The clients are the legitimate owners of the securities lying in their demat account. The broker has no right to create any pledge on those securities other than if there is a situation to meet the client’s own obligation.

Any regulatory Loopholes?

The regulators have emphasized on better communication and education which would be key in avoiding unwarranted fear and pessimism among the investors. The advisors and brokers should focus on educating the client about then operational efficiency and frameworks of the investment vehicles.

The NSE has asked the investors to keep a regular check on the demat statement and balances received from depositors and if they don’t receive regular messages from the exchange they should contact brokers and the exchanges for the details. Whenever the investor come across any discrepancy in their account or statements then they should immediately contact their brokers and if they are not satisfied with the response, then they should contact the exchanges or complain with the regulator i.e. SEBI via its SCORES platform specially designated towards addressing investor grievances.

Through a circular SEBI has said: “With effect from September 1, 2019, clients’ securities lying with trading members/clearing members… cannot be pledged to banks/NBFCs for raising funds even with authorization by client.” Also, clients’ securities already pledged shall be unpledged by August 31, 2019, and returned to the clients after fulfilment of pay-in obligation.

The circular mentioned that if there is payment default by the client then the broker can hold the securities for up to five days only after that they can sell the security. Now it is no longer possible to pledge client’s share except with the Clearing Corporation of India.

Will Investors Lose Money?

Not only clients of Karvy but other investors are also shocked with this incident and are curious as to are their investments safe with their brokers and what they can do to safeguards the same. After these irregularities came to light SEBI has suspended operations of Karvy Stock Broking, their customers will not be able to do any activity with their demat account, they are advised to open demat account with another broker of their choice and transfer their shares from the Karvy demat account.

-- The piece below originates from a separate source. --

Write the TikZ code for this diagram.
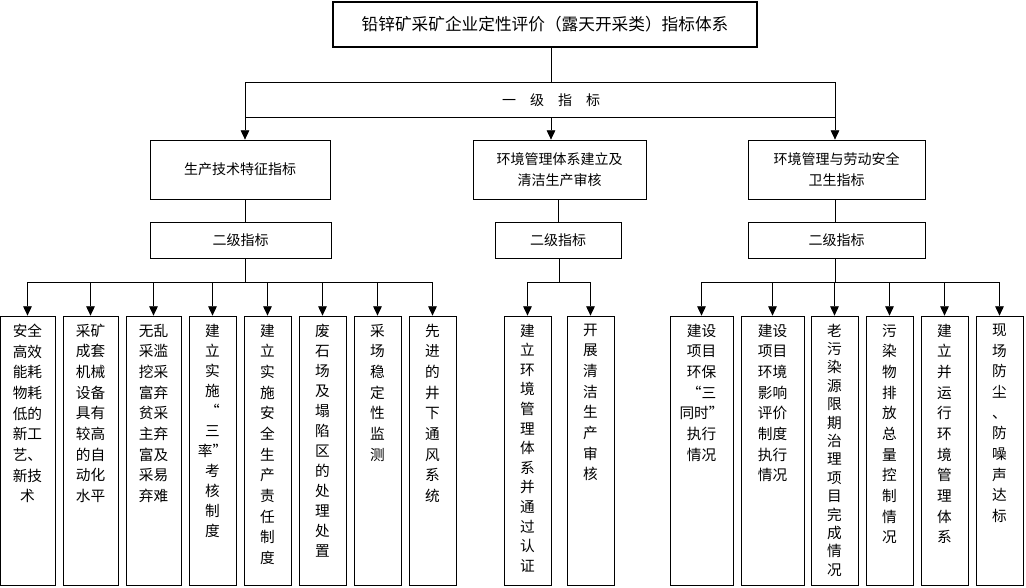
\documentclass[tikz,border=0pt]{standalone}
\usepackage{fontspec}
\setmainfont{Noto Sans CJK SC}
\usetikzlibrary{arrows.meta}
\tikzset{
  box/.style={draw, line width=0.6pt, inner sep=0pt},
  leaf/.style={draw, line width=0.6pt, minimum height=201.75pt, inner sep=0pt},
  leaftext/.style={anchor=north, yshift=-6pt, inner sep=0pt, align=center},
  arr/.style={-{Triangle[length=7pt,width=6.5pt]}, line width=0.6pt},
  ln/.style={line width=0.6pt}
}
\begin{document}
\begin{tikzpicture}[x=0.75pt,y=-0.75pt]
\useasboundingbox (0,0) rectangle (1026,587);
% top
\node[box, line width=1.2pt, minimum width=318pt, minimum height=33.75pt,
  font=\fontsize{12.5}{15}\selectfont] (title) at (545,24.5) {铅锌矿采矿企业定性评价（露天开采类）指标体系};
\coordinate (bandL) at (245,82);
\coordinate (bandM) at (551,82);
\coordinate (bandR) at (835,82);
\coordinate (lowL) at (245,117);
\coordinate (lowM) at (551,117);
\coordinate (lowR) at (835,117);
\node[font=\fontsize{10.5}{12}\selectfont] (lvl) at (551,100) {一\quad 级\quad 指\quad 标};
\draw[ln] (title.south -| bandM) -- (bandM);
\draw[ln] (bandL) -- (bandR);
\draw[ln] (lowL) -- (lowR);

\node[box, minimum width=135pt, minimum height=44.25pt, font=\fontsize{10.5}{16}\selectfont, align=center]
  (p1) at (240,169.5) {生产技术特征指标};
\node[box, minimum width=129.75pt, minimum height=44.25pt, font=\fontsize{10.5}{16}\selectfont, align=center]
  (p2) at (559.5,169.5) {环境管理体系建立及\\清洁生产审核};
\node[box, minimum width=132.75pt, minimum height=44.25pt, font=\fontsize{10.5}{16}\selectfont, align=center]
  (p3) at (836.5,169.5) {环境管理与劳动安全\\卫生指标};
\draw[arr] (bandL) -- (p1.north -| bandL);
\draw[arr] (lowM) -- (p2.north -| lowM);
\draw[arr] (bandR) -- (p3.north -| bandR);

\node[box, minimum width=135.75pt, minimum height=27pt, font=\fontsize{10.5}{12}\selectfont] (s1) at (240.5,240) {二级指标};
\node[box, minimum width=94.5pt, minimum height=27pt, font=\fontsize{10.5}{12}\selectfont] (s2) at (558,240) {二级指标};
\node[box, minimum width=132.75pt, minimum height=27pt, font=\fontsize{10.5}{12}\selectfont] (s3) at (836.5,240) {二级指标};
\draw[ln] (p1.south -| bandL) -- (s1.north -| bandL);
\draw[ln] (p2.south -| s2) -- (s2.north);
\draw[ln] (p3.south -| bandR) -- (s3.north -| bandR);

% bottom boxes
\foreach \n/\cx/\w/\sk/\t in {
  a1/27.5/41.25/15.5/{安全\\高效\\能耗\\物耗\\低的\\新工\\艺、\\新技\\术},
  a2/90.5/41.25/15.5/{采矿\\成套\\机械\\设备\\具有\\较高\\的自\\动化\\水平},
  a3/153.5/41.25/15.5/{无乱\\采滥\\挖采\\富弃\\贫采\\主弃\\富及\\采易\\弃难},
  a4/212.5/35.25/15/{建\\立\\实\\施\\“\\三\\率”\\考\\核\\制\\度},
  a5/267.5/35.25/15.5/{建\\立\\实\\施\\安\\全\\生\\产\\责\\任\\制\\度},
  a6/322.5/35.25/15/{废\\石\\场\\及\\塌\\陷\\区\\的\\处\\理\\处\\置},
  a7/377.5/35.25/15.5/{采\\场\\稳\\定\\性\\监\\测},
  a8/432.5/35.25/15.5/{先\\进\\的\\井\\下\\通\\风\\系\\统},
  b1/527.5/35.25/14.7/{建\\立\\环\\境\\管\\理\\体\\系\\并\\通\\过\\认\\证},
  b2/590.5/35.25/15.5/{开\\展\\清\\洁\\生\\产\\审\\核},
  c1/701.5/47.25/15.5/{建设\\项目\\环保\\“三\\同时”\\执行\\情况},
  c2/772.5/47.25/15.5/{建设\\项目\\环境\\影响\\评价\\制度\\执行\\情况},
  c3/834.5/35.25/13.8/{老\\污\\染\\源\\限\\期\\治\\理\\项\\目\\完\\成\\情\\况},
  c4/889.5/35.25/15.5/{污\\染\\物\\排\\放\\总\\量\\控\\制\\情\\况},
  c5/944.5/35.25/15.5/{建\\立\\并\\运\\行\\环\\境\\管\\理\\体\\系},
  c6/999.5/35.25/15.5/{现\\场\\防\\尘\\、\\防\\噪\\声\\达\\标}}{
  \node[leaf, minimum width=\w pt] (\n) at (\cx,450.5) {};
  \node[leaftext, font=\fontsize{11}{\sk}\selectfont] (\n t) at (\n.north) {\t};
}
\coordinate (jA) at (245,282);
\coordinate (jB) at (559,282);
\coordinate (jC) at (835,282);
\draw[ln] (s1.south -| jA) -- (jA);
\draw[ln] (s2.south -| jB) -- (jB);
\draw[ln] (s3.south -| jC) -- (jC);
\draw[ln] (jA -| a1) -- (jA -| a8);
\draw[ln] (jB -| b1) -- (jB -| b2);
\draw[ln] (jC -| c1) -- (jC -| c6);
\foreach \n in {a1,a2,a3,a4,a5,a6,a7,a8}
  \draw[arr] (jA -| \n) -- (\n.north);
\foreach \n in {b1,b2}
  \draw[arr] (jB -| \n) -- (\n.north);
\foreach \n in {c1,c2,c3,c4,c5,c6}
  \draw[arr] (jC -| \n) -- (\n.north);
\end{tikzpicture}
\end{document}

Even though Karvy has misused securities of thousand of its investors, industry is of the opinion that there will not be any default as the value of the securities pledged is more than the money taken out by the broker. However, the funds available with Karvy are insufficient and investors may get their money through NSDL insurance or from the Investment Protection Fund which is set up to guard the investors against default by the brokers. The shares and securities have been credited of most of their affected clients and if any discrepancy is seen in their demat holding has been asked to lodge a complaint against Karvy using the SEBI’s scores platform.

Conclusion?

The amount of money misappropriated stands at Rs 2800 crores which has been pledged with banks and NBFC’s. According to the documents available the banks with exposure to Karvy are ICICI Bank (875 crore), HDFC Bank (195 crore), IndusInd Bank (105 crore) and Aditya Birla Finance (100 crore). Banks have requested that they should be given ownership of the shares by invoking pledges, but in that case the investors would be on the losing side, thus SEBI is unlikely to consider this request. Seeing SEBI’s stance, the banks are looking for other options like appealing to the SAT so that their rights are protected.

SEBI has refused any interim relief to Karvy and has imposed restriction in opening new accounts and operating old ones and it is still to be seen what actions will be taken against Karvy considering it’s a case of grave misappropriation of power of attorney. After this case, there is a consensus among the industry experts that mutual funds are much safer options as they have no such issues.